Trachten contends that New Haven already creates accessory apartments through existing ordinances, and that letting them pop up in every singlefamily
neighborhood "ignores the fabric of cities."
"Some people want to live on a quarter-acre lot and have a garden and have quiet and not have to struggle for parking," he said. "People pay a premium for that. Otherwise, you're left with the city with nothing but multi-family housing, which will just push people out of cities, people who are looking for a kind of borderline urban-suburban experience."
Instead of depressing the housing prices by creating more stock, Trachten favors implementing social programs that promote "highincome skills."
Even Negret cautions that ADUs can only be fully effective when combined with other policy interventions. He argues that creating 40,000 new homes is only possible with adequate "technical and financial assistance for homeowners."
But a lack of resources isn't the only caveat at play. Though House Bill 6907 makes ADUs legal, the opt-out provision presents a potential barrier.
Even if communities
don't outright ban ADUs, some advocates maintain that regulatory barriers can keep them from being truly useful.
"You do see that some of the suburban towns have allowed them, but they've allowed them subject to various restrictions that hinder their effectiveness," Desegregate CT founder, lawyer and architect Sara Bronin told The Stamford Advocate. Many towns require special approvals for ADUs. Others force the units to be owner-occupied.

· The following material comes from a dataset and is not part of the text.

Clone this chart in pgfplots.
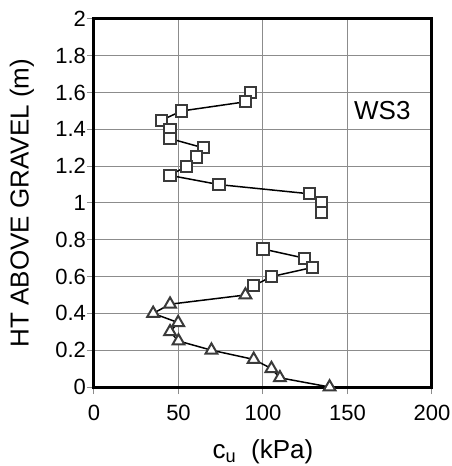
\documentclass[border=0pt]{standalone}
\usepackage{fontspec}
\setmainfont{Liberation Sans}
\usepackage{pgfplots}
\pgfplotsset{compat=1.18}
\definecolor{gridgray}{HTML}{8C8C8C}
\definecolor{markgray}{HTML}{3A3A3A}

% square profile, upper part
\pgfplotstableread{
x y
92.5 1.60
89.6 1.55
51.8 1.50
40.0 1.45
45.0 1.40
45.0 1.35
64.6 1.30
60.6 1.25
54.7 1.20
45.0 1.15
74.0 1.10
127.6 1.05
134.4 1.00
134.4 0.95
}\sqA
% square profile, lower part
\pgfplotstableread{
x y
100.0 0.75
124.6 0.70
129.5 0.65
105.0 0.60
94.5 0.55
}\sqB
% triangle profile
\pgfplotstableread{
x y
89.6 0.50
45.0 0.45
35.0 0.40
49.8 0.35
45.0 0.30
50.0 0.25
69.5 0.20
94.5 0.15
105.0 0.10
110.0 0.05
139.4 0.00
}\tri

\begin{document}
\begin{tikzpicture}
\begin{axis}[
    scale only axis,
    width=169pt, height=184pt,
    xmin=0, xmax=200, ymin=0, ymax=2,
    xtick={0,50,100,150,200},
    ytick={0,0.2,0.4,0.6,0.8,1,1.2,1.4,1.6,1.8,2},
    xtick pos=left, ytick pos=left,
    tick align=outside,
    major tick length=3.5pt,
    tick style={gridgray, line width=0.5pt},
    grid=major,
    major grid style={gridgray, line width=0.5pt},
    axis line style={black, line width=1.5pt},
    /pgf/number format/assume math mode=true,
    tick label style={font=\fontsize{11}{13}\selectfont},
    xticklabel style={yshift=-2pt},
    yticklabel style={xshift=3pt},
    xlabel={c\textsubscript{u}\ \ (kPa)},
    ylabel={HT ABOVE GRAVEL (m)},
    every axis x label/.style={at={(axis description cs:0.5,-0.177)}, anchor=center, font=\fontsize{13}{15}\selectfont},
    every axis y label/.style={at={(axis description cs:-0.213,0.5)}, anchor=center, rotate=90, font=\fontsize{13}{15}\selectfont},
    clip=false,
]
\addplot[black, line width=0.75pt, mark=square*, mark size=2.8pt,
    mark options={fill=white, draw=markgray, line width=1pt}] table {\sqA};
\addplot[black, line width=0.75pt, mark=square*, mark size=2.8pt,
    mark options={fill=white, draw=markgray, line width=1pt}] table {\sqB};
\addplot[black, line width=0.75pt, mark=triangle*, mark size=3.4pt,
    mark options={fill=white, draw=markgray, line width=1pt}] table {\tri};
\node[font=\fontsize{13}{15}\selectfont] at (axis cs:170.6,1.5) {WS3};
\end{axis}
\pgfresetboundingbox
\path (-47pt,-39.5pt) rectangle (178.5pt,193.5pt);
\end{tikzpicture}
\end{document}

Bronin, who Biden nominated to chair his Advisory Council on Historic Preservation, added: "Some towns, for example, have a requirement that allowed them to be built, but only if they're for the elderly. They allowed them to be built, but only if they were for a family member. So what that does is it constrains the type of people who might be able to live in an accessory apartment."
Bronin points to California as a powerful example of what fully embracing ADUs can achieve. Between 2016 and 2019, the state saw an 11-fold increase in ADU permits after adopting less restrictive regulations.
"If you look at Connecticut's housing market, it's in some ways very similar to California," she added. "California's housing market is highly regulated and has significant constraints on the number and types of housing that can be created."
And within California, some cities have adopted the types of technical assistance programs that the RPA study advocated to encourage ADUs further. For example, a Los Angeles city initiative "pairs older adults with homeowners willing to provide a stable home by offering their accessory dwelling units as rentals." According to the city's ADU accelerator program, homeowners get benefits like "qualified tenant referrals, tenant case management, and stable rental payments" in exchange.
Based on the explosion of ADUs in California, Bronin said RPA's estimate on how ADUs could change the housing landscape is "reasonable," if not "conservative." The study also is "very optimistic" that homeowners will understand the advantages ADUs could bring to the larger community, Bronin said.
Whether Connecticut will embrace ADUs, limit their implementation or ban them outright will play out in the next few years — every town in the state has until January 2023 to decide on how it will react to the new legislation.